The quality/quanity question. This is a big one for my family…I think my dad was always depressed and on the verge of depression…he made no bones about the fact that he was ready to die when it was time. As a young mother of two, I absolutely could not understand this mentality…after all, he had a daughter and two grandaughters..wasn’t that enough…
Flash over to the maternal side. I have a mother and Aunt who absolutely didn’t/don’t want to die no matter what. Speaking from my opinion only, my mother had a crappy life. She was angry, bitter, totally alone and spent lots of energy faking it for everyone else so they would think she was a sweet little old lady. worked some times? But she did not want to die…quality be damned..it was quanity.

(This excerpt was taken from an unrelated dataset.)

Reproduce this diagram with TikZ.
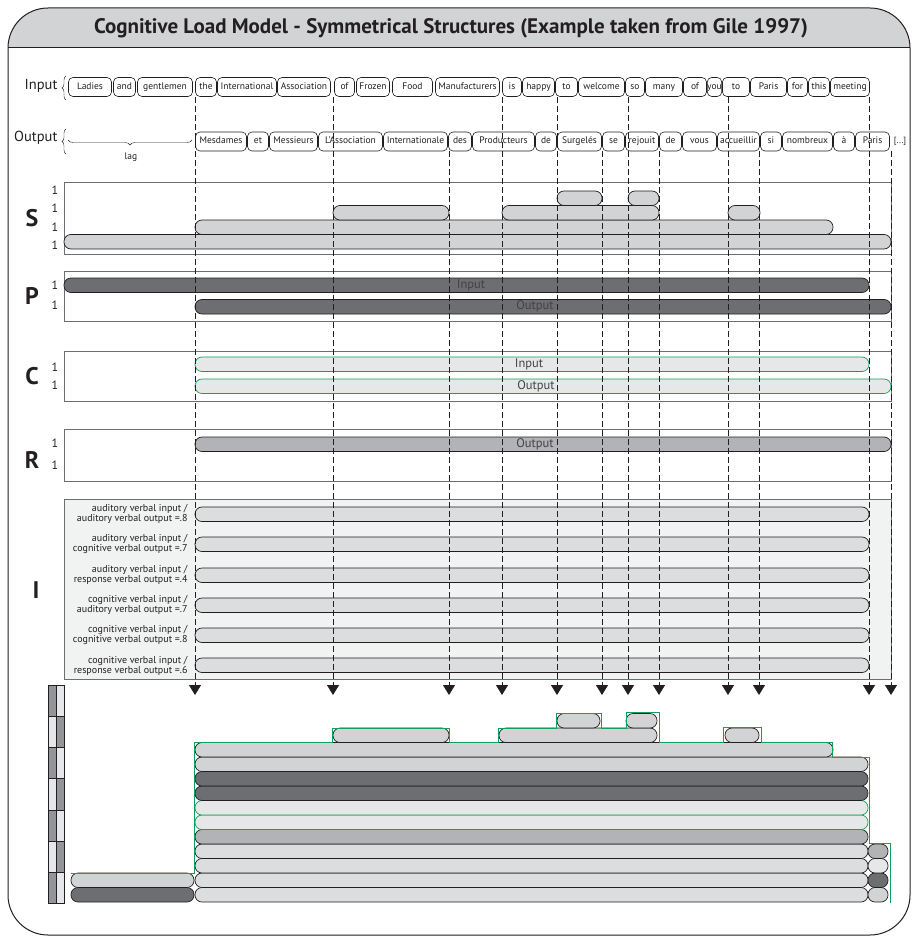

Aunt Frances is totally fighting it tonight. She is a God fearing, bible thumping believer that does not want to die. I’m not understanding this. He and I just discussed tonight that I may be skewed…Perhaps I don’t hold life to a high enough value. I do not want to die today…I’m not afraid to die, I’m just not done. Aunt Frances has had at least one stroke, 4 seizures in the last 12 hours, she can’t talk for the most part, can’t move her left arm, she is in pain due to serious neurological problems with her back and legs…and the woman was able to say…I will get well. What is this strength, what is this desire at 93 years old to climb the hill to health dragging along this body that no longer works…where does someone reach soooo far down and say…I will get well?
Should I be ashamed to want to chuck it all if I end up in her condition. I am not understanding…is there something I am missing?